If you have indices into an array you need access to that array, once the array is gone the indexes are “dead”.

If you have pointers into local memory without any sort of borrow checking once the local memory is gone you have UAFs.

vidarh · on Nov 3, 2023

Sort of. They do make many patterns far easier to reason about also without help. E.g. in this case, for any memory only used internally by the parser and NFA, guaranteeing that indices or pointers to the underlying memory isn't leaked at all is often fairly easy, and certainly easier than trying to keep precise track of what to free when.

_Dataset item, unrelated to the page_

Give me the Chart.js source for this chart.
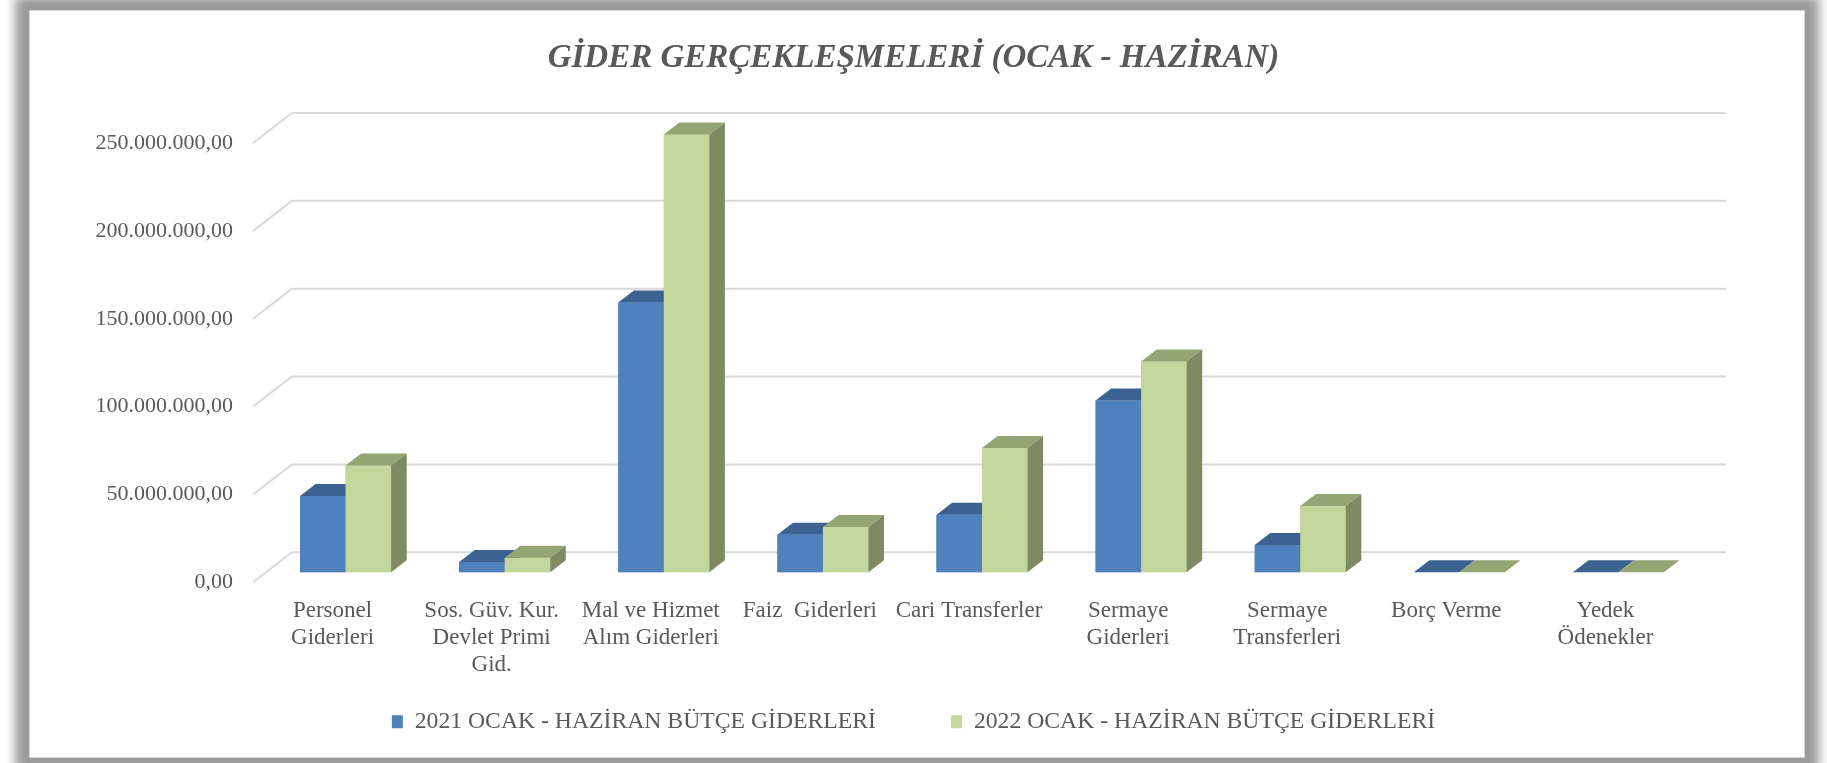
<!DOCTYPE html>
<html lang="tr">
<head>
<meta charset="utf-8">
<title>Gider Gerçekleşmeleri</title>
<script src="https://cdn.jsdelivr.net/npm/chart.js@4.4.1/dist/chart.umd.min.js"></script>
<style>
    html, body { margin: 0; padding: 0; background: #fff; overflow: hidden; }
    #frame {
        position: absolute; left: 29px; top: 10px; width: 1776px; height: 748px;
        box-sizing: border-box; border: 1px solid #d4d4d4; background: #fff;
        box-shadow: 0 0 10px 14px #9b9b9b;
    }
    #wrap { position: absolute; left: 0; top: 0; width: 1827px; height: 763px; }
</style>
</head>
<body>
<div id="frame"></div>
<div id="wrap"><canvas id="chartGider" width="1827" height="763"></canvas></div>
<script>
// Veriler
const categories = [
    ["Personel", "Giderleri"],
    ["Sos. Güv. Kur.", "Devlet Primi", "Gid."],
    ["Mal ve Hizmet", "Alım Giderleri"],
    "Faiz  Giderleri",
    "Cari Transferler",
    ["Sermaye", "Giderleri"],
    ["Sermaye", "Transferleri"],
    "Borç Verme",
    ["Yedek", "Ödenekler"],
];
const seriesNames = [
    "2021 OCAK - HAZİRAN BÜTÇE GİDERLERİ",
    "2022 OCAK - HAZİRAN BÜTÇE GİDERLERİ",
];
const values2021 = [43400000, 5900000, 153600000, 21400000, 32800000, 97700000, 15500000, 0, 0];
const values2022 = [60800000, 8300000, 249200000, 25800000, 70800000, 119900000, 37700000, 0, 0];
const yTicks = [0, 50000000, 100000000, 150000000, 200000000, 250000000];

// Renkler (ön yüz, üst yüz, yan yüz)
const colors2021 = { front: "#4f81bd", top: "#3b6290", side: "#385d8a" };
const colors2022 = { front: "#c3d69b", top: "#94a574", side: "#7e8b62" };

// 3B görünüm için derinlik
const BAR_DX = 15.6, BAR_DY = 12;
const WALL_FRONT = { dx: -13, dy: 10 };
const WALL_BACK = { dx: 26, dy: -20 };

const textColor = "#595959";
const serif = "'Liberation Serif', 'DejaVu Serif', serif";
const LEGEND_GAP = "           "; // iki lejant öğesi arası boşluk

/**
 * Sayıyı Türkçe biçimde yazar: 250.000.000,00
 */
function formatTR(value) {
    const whole = Math.round(value).toString().replace(/\B(?=(\d{3})+(?!\d))/g, ".");
    return whole + ",00";
}

// Arka duvar çizgileri (eğik)
const wallGrid = {
    id: "wallGrid",
    beforeDatasetsDraw(chart) {
        const { ctx, chartArea } = chart;
        const y = chart.scales.y;
        ctx.save();
        ctx.strokeStyle = "#d9d9d9";
        ctx.lineWidth = 2;
        y.ticks.forEach((t) => {
            const py = y.getPixelForValue(t.value);
            ctx.beginPath();
            ctx.moveTo(chartArea.left + WALL_FRONT.dx, py + WALL_FRONT.dy);
            ctx.lineTo(chartArea.left + WALL_BACK.dx, py + WALL_BACK.dy);
            ctx.lineTo(chartArea.right + WALL_BACK.dx + 2, py + WALL_BACK.dy);
            ctx.stroke();
        });
        ctx.restore();
    },
};

// Çubuklara üst ve yan yüz ekler
const bars3d = {
    id: "bars3d",
    afterDatasetsDraw(chart) {
        const { ctx } = chart;
        const palettes = [colors2021, colors2022];
        const metas = [chart.getDatasetMeta(0), chart.getDatasetMeta(1)];
        ctx.save();
        for (let i = 0; i < categories.length; i++) {
            metas.forEach((meta, d) => {
                const bar = meta.data[i];
                const c = palettes[d];
                const left = bar.x - bar.width / 2;
                const right = bar.x + bar.width / 2;
                const top = Math.min(bar.y, bar.base);
                const base = bar.base;
                // ön yüz (sonraki seri öncekinin yan yüzünü örter)
                ctx.fillStyle = c.front;
                ctx.fillRect(left, top, right - left, base - top);
                // üst yüz
                ctx.fillStyle = c.top;
                ctx.beginPath();
                ctx.moveTo(left, top);
                ctx.lineTo(right, top);
                ctx.lineTo(right + BAR_DX, top - BAR_DY);
                ctx.lineTo(left + BAR_DX, top - BAR_DY);
                ctx.closePath();
                ctx.fill();
                // yan yüz
                if (base - top > 0) {
                    ctx.fillStyle = c.side;
                    ctx.beginPath();
                    ctx.moveTo(right, top);
                    ctx.lineTo(right + BAR_DX, top - BAR_DY);
                    ctx.lineTo(right + BAR_DX, base - BAR_DY);
                    ctx.lineTo(right, base);
                    ctx.closePath();
                    ctx.fill();
                }
            });
        }
        ctx.restore();
    },
};

const ctx = document.getElementById("chartGider").getContext("2d");

new Chart(ctx, {
    type: "bar",
    data: {
        labels: categories,
        datasets: [
            {
                label: seriesNames[0],
                data: values2021,
                backgroundColor: colors2021.front,
                borderWidth: 0,
            },
            {
                label: seriesNames[1],
                data: values2022,
                backgroundColor: colors2022.front,
                borderWidth: 0,
            },
        ],
    },
    options: {
        responsive: false,
        animation: false,
        events: [],
        layout: {
            padding: { top: 0, left: 0, right: 0, bottom: 19.5 },
        },
        datasets: {
            bar: { categoryPercentage: 0.572, barPercentage: 1 },
        },
        scales: {
            x: {
                grid: { display: false, drawTicks: false },
                border: { display: false },
                ticks: {
                    color: textColor,
                    font: { family: serif, size: 23, lineHeight: 1.174 },
                    padding: 25.5,
                    labelOffset: WALL_FRONT.dx,
                    maxRotation: 0,
                    minRotation: 0,
                    autoSkip: false,
                },
                afterFit(scale) {
                    scale.height = 127.5;
                },
            },
            y: {
                min: 0,
                max: yTicks[yTicks.length - 1],
                grid: { display: false, drawTicks: false },
                border: { display: false },
                afterBuildTicks(scale) {
                    scale.ticks = yTicks.map((v) => ({ value: v }));
                },
                ticks: {
                    color: textColor,
                    font: { family: serif, size: 22 },
                    padding: 33,
                    labelOffset: WALL_FRONT.dy,
                    callback: (v) => formatTR(v),
                },
                afterFit(scale) {
                    scale.width = 266;
                },
            },
            // sağdaki boş alan (başlığı ortalamak için)
            yRight: {
                position: "right",
                grid: { display: false, drawTicks: false },
                border: { display: false },
                ticks: { display: false },
                afterFit(scale) {
                    scale.width = 129;
                },
            },
        },
        plugins: {
            title: {
                display: true,
                text: "GİDER GERÇEKLEŞMELERİ (OCAK - HAZİRAN)",
                color: textColor,
                font: { family: serif, size: 33, weight: "bold", style: "italic", lineHeight: 1.2 },
                padding: { top: 38.5, bottom: 54.9 },
            },
            legend: {
                position: "bottom",
                labels: {
                    color: textColor,
                    font: { family: serif, size: 23.7 },
                    boxWidth: 11,
                    boxHeight: 13,
                    padding: 10,
                    generateLabels(chart) {
                        const items = Chart.defaults.plugins.legend.labels.generateLabels(chart);
                        items[0].text += LEGEND_GAP;
                        return items;
                    },
                },
            },
            tooltip: { enabled: false },
        },
    },
    plugins: [wallGrid, bars3d],
});
</script>
</body>
</html>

Having it done for you automatically is certainly even better, but if you're first saddled with manual memory management, it's better than nothing.

zackoverflow · on Nov 3, 2023

Most of the time you don't need to do this, usually its the solution for when creating a graph structure with cyclic references.

But when you do, and your data is mutable, generational indices are a legit and very useful strategy that is used in C/C++ too.

See this: https://floooh.github.io/2018/06/17/handles-vs-pointers.html

pornel · on Nov 4, 2023

I think another solution could be to use an arena/memory pool to replace indices with references.

But indices are still safer than raw pointers - vec access does bounds checks. You can make indices typed if you’re worried about mixing them up.

burntsushi · on Nov 4, 2023

I mentioned slab/bump allocators in the README. But whether it works with the Ptrlist type punning is unclear to me.

ernst_klim · on Nov 3, 2023

That's correct. And you operate with weak pointers at that moment with no help from the type system. So basically that's all about bypassing the too incomplete type system.

yagni_dev · on Nov 3, 2023

It's because borrow checker is very restrictive. Indices are a sanity escape!